TEDAVİDE ALTIN KURALLAR VE KORUNMA YÖNTEMLERİ
Doktor tarafından önerilen ilaçların doğru ve düzenli kullanımının hayati önem taşıdığını vurgulayan Doç. Dr. Ölmez, "İlaçlar sadece semptom başladığında değil, koruyucu amaçlı düzenli kullanılmalıdır. Astım ilaçları düzensiz kullanılırsa atak riski ve acil başvurular artar. Nazal spreyler en az 2 hafta düzenli kullanılırsa tam etki gösterir," dedi. İlaç tedavisine rağmen semptomlar kontrol altına alınamıyorsa, alerji aşısının (immünoterapi) yüzde 90'a varan başarı oranıyla etkili bir çözüm olabileceğini ve en az 3 yıl düzenli uygulanması gerektiğini belirtti. Aşı tedavisinin ilaç ihtiyacını azalttığını, alerjinin astıma dönüşmesini önleyebileceğini ve uzun vadede kalıcı fayda sağlayabileceğini ekledi.
Korunmak için ise şu önerilerde bulundu: "Sabah saatlerinde camların kapalı olması, polen yoğunluğunun olduğu saatlerde dışarı çıkılmaması, eve gelince kıyafetlerin değiştirilmesi ve duş alınması önemlidir. Maske kullanımı polenleri yüzde 90 oranında filtreler. Araç ve evlerde HEPA filtre kullanımı da faydalıdır."
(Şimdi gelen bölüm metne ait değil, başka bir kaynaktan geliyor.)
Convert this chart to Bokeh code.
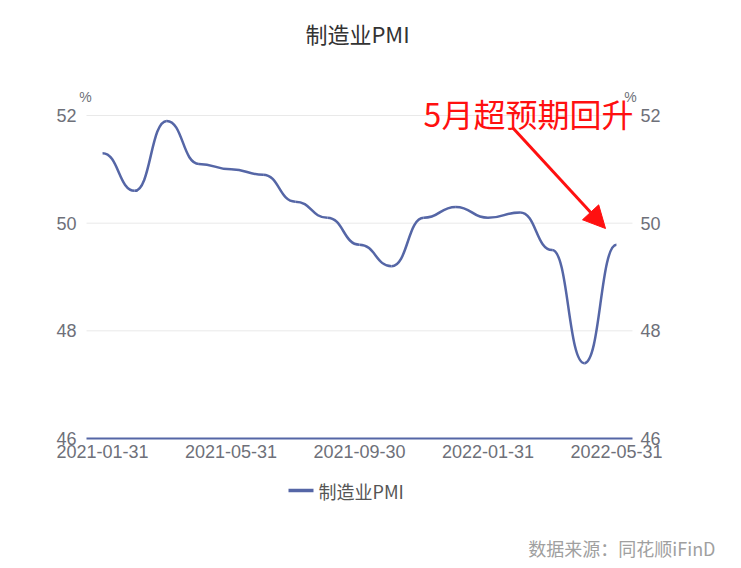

"DOĞRU HEKİM, DOĞRU TANI, DÜZENLİ TEDAVİ ŞART!"
Doç. Dr. Hasan Ölmez, son olarak şu mesajı verdi: "Alerjik hastalıklar hayat kalitesini bozan, fakat önlem ve tedaviyle kontrol altına alınabilecek hastalıklardır. En önemlisi doğru zamanda, doğru hekimle buluşmaktır. Alerjik hastalıklar hayatı çekilmez hale getirebilir ama doğru hekim, doğru tanı ve düzenli tedavi ile bu dönemi rahat atlatmak mümkün. Unutmayın; polenlerden kaçınmak, ilaçları düzenli kullanmak ve gerektiğinde immünoterapi başlamak yaşam kalitenizi artırır."